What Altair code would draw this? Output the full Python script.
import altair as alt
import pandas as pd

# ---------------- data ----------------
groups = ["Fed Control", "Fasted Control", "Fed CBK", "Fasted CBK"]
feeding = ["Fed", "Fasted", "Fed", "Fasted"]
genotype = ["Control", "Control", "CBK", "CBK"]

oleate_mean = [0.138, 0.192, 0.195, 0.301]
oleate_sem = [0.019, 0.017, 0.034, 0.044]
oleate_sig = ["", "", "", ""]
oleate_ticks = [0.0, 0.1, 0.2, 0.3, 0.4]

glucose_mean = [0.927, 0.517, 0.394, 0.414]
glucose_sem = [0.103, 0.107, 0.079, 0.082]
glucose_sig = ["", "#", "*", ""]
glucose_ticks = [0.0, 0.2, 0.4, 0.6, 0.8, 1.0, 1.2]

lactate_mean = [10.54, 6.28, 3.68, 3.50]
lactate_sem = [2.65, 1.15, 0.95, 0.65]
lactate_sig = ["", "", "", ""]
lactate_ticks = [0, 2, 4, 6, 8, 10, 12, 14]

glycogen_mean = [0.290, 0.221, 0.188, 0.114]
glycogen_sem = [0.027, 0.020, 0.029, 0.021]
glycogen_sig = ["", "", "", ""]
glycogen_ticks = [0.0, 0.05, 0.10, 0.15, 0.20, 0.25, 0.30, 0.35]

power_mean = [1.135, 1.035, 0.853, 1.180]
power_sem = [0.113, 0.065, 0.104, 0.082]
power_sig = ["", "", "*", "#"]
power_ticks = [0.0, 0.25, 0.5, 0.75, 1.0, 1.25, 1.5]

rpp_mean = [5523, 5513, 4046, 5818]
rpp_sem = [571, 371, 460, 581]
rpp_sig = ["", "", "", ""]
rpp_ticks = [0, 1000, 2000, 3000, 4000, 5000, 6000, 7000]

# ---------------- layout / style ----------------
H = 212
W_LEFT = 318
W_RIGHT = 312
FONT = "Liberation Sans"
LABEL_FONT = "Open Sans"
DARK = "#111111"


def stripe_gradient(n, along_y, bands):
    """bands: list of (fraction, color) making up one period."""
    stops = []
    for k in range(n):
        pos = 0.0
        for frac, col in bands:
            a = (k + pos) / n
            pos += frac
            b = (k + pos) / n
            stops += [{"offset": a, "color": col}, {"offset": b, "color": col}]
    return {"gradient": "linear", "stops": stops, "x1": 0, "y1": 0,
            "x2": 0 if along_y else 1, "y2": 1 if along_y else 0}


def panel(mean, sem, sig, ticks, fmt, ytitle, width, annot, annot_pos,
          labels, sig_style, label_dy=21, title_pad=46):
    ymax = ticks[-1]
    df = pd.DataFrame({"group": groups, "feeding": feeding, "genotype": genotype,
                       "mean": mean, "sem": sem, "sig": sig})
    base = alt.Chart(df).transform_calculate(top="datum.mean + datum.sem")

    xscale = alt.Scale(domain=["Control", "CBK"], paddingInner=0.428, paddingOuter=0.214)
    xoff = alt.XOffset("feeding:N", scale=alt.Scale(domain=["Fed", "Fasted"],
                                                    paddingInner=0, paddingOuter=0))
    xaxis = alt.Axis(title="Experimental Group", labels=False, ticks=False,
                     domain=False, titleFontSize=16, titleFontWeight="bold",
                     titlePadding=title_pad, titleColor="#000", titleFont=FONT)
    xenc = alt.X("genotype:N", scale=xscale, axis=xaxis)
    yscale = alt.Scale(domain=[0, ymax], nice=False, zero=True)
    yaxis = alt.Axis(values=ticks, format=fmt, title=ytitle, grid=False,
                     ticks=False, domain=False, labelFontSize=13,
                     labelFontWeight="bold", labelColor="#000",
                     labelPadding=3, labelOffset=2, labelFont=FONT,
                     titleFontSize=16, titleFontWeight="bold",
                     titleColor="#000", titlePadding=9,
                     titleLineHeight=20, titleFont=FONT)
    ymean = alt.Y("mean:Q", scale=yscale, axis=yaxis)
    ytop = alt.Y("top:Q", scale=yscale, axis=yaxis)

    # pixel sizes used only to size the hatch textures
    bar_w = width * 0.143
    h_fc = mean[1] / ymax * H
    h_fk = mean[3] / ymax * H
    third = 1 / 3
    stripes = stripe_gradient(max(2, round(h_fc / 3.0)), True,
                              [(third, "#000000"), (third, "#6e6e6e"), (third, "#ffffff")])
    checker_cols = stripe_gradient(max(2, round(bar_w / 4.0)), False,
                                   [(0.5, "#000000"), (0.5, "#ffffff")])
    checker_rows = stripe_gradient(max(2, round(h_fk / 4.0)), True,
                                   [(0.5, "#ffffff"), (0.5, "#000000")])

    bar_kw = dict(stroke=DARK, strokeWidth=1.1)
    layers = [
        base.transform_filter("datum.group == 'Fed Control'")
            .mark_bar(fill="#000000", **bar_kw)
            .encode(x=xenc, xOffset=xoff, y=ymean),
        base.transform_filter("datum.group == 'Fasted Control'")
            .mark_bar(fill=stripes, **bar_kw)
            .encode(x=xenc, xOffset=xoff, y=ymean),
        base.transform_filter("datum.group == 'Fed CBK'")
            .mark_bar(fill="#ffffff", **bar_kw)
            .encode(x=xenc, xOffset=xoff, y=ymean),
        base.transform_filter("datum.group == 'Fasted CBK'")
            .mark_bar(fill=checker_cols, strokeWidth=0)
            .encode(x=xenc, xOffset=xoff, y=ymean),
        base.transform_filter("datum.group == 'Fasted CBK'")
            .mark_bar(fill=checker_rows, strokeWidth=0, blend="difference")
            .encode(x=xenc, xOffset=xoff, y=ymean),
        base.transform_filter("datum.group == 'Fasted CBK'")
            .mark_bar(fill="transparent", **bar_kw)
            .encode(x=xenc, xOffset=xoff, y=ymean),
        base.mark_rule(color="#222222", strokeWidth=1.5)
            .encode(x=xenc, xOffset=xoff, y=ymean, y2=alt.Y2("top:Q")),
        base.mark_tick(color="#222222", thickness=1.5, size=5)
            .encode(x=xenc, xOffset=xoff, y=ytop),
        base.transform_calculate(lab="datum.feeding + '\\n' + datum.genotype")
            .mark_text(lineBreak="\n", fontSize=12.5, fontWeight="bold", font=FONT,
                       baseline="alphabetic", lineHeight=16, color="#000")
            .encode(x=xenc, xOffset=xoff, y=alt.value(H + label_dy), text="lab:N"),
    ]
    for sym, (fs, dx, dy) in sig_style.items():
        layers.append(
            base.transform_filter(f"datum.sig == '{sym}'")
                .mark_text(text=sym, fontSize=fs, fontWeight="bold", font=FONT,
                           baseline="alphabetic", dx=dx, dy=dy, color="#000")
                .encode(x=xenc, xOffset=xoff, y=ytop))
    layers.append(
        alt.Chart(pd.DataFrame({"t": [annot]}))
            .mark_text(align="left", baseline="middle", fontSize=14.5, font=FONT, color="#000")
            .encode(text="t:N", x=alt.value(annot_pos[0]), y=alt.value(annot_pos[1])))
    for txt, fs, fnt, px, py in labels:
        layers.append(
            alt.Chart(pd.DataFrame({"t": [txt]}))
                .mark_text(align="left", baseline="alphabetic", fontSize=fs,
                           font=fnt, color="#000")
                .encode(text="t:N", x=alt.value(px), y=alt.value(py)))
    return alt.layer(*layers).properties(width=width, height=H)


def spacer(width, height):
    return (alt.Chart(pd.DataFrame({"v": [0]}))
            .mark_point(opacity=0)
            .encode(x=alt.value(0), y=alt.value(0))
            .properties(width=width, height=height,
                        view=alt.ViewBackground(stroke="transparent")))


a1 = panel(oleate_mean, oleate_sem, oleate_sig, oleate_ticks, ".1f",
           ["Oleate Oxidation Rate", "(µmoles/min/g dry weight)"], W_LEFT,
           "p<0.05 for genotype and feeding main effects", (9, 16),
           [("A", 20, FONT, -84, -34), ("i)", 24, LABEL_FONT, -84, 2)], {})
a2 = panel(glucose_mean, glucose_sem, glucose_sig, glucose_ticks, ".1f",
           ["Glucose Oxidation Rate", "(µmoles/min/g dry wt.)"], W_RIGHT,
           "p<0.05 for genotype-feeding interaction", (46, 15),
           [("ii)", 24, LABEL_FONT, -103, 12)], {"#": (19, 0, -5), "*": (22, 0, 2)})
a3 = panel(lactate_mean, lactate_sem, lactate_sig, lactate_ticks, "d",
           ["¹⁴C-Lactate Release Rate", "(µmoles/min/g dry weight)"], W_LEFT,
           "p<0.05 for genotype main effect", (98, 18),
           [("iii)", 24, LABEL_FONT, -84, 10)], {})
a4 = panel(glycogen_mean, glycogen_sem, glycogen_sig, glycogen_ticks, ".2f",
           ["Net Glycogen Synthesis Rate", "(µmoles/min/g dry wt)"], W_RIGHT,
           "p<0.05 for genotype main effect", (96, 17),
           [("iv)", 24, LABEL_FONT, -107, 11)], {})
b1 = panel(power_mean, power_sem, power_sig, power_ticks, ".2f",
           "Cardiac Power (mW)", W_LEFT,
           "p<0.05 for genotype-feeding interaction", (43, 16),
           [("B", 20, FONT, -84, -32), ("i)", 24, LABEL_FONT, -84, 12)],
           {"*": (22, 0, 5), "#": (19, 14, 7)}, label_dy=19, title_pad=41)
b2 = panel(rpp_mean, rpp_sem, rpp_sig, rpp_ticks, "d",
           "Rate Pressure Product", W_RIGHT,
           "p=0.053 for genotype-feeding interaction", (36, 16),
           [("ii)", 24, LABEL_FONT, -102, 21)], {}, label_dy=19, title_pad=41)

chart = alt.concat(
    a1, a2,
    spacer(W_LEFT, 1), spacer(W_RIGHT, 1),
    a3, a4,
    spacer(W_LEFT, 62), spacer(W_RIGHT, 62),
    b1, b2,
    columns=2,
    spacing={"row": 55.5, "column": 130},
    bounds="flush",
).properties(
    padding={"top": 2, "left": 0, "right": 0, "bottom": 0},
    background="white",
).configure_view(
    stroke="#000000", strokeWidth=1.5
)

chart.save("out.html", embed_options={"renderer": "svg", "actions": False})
------------------------------------
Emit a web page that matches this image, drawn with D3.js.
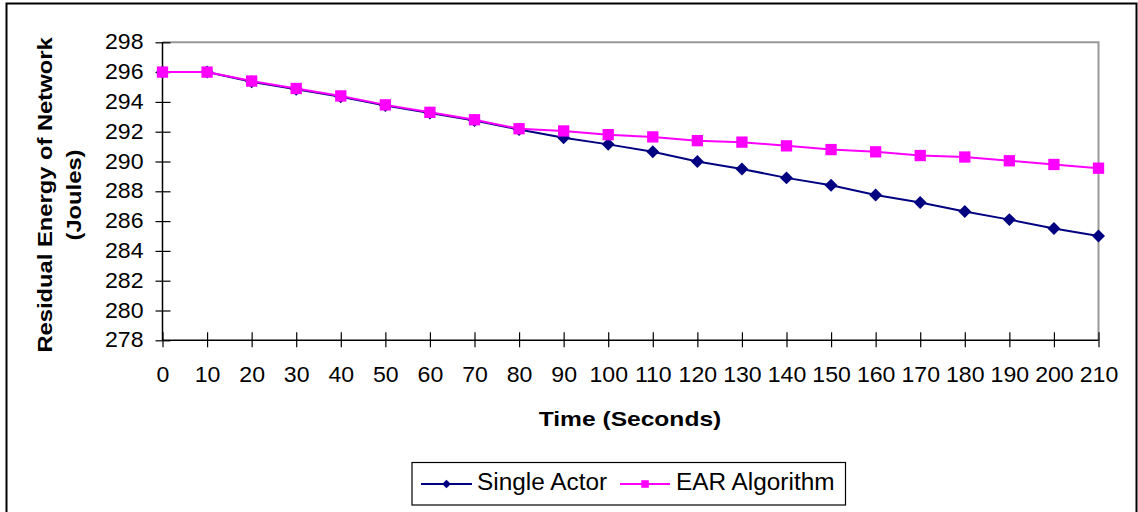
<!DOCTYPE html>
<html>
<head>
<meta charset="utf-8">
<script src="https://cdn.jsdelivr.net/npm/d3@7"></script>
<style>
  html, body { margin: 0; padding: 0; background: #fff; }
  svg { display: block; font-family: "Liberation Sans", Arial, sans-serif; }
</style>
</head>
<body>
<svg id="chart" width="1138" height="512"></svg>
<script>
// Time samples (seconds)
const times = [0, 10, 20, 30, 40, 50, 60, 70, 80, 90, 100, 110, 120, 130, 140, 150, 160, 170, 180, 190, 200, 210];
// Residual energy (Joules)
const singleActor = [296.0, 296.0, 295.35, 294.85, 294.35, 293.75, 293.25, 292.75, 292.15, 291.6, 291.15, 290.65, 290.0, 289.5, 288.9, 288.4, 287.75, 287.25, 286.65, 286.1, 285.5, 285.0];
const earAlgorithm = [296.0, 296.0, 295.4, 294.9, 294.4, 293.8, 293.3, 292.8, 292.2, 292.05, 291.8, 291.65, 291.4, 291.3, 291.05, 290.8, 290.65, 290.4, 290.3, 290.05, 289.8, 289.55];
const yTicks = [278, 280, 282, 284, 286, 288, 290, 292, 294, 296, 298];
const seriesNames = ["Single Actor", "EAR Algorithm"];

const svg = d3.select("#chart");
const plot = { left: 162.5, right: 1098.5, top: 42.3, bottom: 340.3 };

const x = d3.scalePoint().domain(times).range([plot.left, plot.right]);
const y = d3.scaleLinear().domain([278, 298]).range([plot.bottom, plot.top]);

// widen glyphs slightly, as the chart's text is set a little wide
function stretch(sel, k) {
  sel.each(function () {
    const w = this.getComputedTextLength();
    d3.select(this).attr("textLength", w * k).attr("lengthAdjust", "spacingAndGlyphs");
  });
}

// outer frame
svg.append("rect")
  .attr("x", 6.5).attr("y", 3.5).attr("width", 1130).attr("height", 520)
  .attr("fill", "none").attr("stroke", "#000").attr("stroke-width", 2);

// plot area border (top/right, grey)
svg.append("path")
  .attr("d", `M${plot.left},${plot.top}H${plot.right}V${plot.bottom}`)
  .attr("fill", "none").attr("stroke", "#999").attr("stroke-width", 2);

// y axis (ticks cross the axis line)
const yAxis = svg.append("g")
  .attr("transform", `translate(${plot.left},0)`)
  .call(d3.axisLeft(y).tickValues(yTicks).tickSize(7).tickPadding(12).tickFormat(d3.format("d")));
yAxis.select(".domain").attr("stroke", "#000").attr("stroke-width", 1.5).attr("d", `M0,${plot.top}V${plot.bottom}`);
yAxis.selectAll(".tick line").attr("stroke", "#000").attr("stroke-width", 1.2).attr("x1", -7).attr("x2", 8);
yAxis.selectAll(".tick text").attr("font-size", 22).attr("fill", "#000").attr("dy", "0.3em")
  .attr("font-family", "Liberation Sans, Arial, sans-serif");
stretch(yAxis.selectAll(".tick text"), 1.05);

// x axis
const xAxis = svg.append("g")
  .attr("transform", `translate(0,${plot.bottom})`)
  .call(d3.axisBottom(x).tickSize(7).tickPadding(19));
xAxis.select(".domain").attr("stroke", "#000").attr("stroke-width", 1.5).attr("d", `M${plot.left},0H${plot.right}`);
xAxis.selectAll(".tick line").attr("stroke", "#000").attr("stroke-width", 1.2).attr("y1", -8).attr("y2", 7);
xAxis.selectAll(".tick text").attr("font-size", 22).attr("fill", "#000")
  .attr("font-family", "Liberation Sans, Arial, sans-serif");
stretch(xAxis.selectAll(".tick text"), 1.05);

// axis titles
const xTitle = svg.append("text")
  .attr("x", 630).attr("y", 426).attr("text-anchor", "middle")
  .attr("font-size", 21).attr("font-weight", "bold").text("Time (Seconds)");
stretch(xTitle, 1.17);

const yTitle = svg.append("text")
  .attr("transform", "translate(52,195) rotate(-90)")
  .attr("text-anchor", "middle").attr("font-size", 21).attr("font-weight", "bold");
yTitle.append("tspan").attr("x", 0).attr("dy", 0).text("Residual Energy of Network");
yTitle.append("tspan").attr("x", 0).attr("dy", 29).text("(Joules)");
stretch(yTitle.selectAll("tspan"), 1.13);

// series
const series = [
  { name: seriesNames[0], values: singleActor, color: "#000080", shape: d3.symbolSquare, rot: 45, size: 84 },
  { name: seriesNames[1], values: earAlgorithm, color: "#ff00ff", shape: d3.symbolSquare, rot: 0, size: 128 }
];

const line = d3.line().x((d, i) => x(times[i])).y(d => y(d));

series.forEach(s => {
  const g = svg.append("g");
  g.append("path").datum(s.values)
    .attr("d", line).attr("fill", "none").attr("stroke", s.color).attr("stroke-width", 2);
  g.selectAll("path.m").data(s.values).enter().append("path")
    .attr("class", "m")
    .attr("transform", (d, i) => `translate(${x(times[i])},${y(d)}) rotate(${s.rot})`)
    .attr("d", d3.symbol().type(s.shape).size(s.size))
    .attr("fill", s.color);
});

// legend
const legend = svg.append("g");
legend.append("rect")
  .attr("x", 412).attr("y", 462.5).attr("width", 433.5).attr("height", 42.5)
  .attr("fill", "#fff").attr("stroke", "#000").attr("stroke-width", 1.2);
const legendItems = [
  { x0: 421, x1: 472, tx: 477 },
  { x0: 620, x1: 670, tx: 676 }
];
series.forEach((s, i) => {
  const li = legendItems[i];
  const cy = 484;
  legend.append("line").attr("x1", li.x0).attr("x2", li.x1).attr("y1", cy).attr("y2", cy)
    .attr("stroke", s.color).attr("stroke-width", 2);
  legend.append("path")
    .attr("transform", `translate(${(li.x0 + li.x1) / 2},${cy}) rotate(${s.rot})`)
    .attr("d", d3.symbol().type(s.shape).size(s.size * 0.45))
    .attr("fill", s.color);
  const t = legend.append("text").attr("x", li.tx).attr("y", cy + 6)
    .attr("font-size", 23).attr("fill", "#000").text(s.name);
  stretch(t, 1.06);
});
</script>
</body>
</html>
------------------------------------
GIVEN TASK - Only the lines from the one holding "What Altair code" through the one holding "import pandas as pd" are wanted; retype them exactly.

ANSWER -
What Altair code would draw this? Output the full Python script.
import altair as alt
import pandas as pd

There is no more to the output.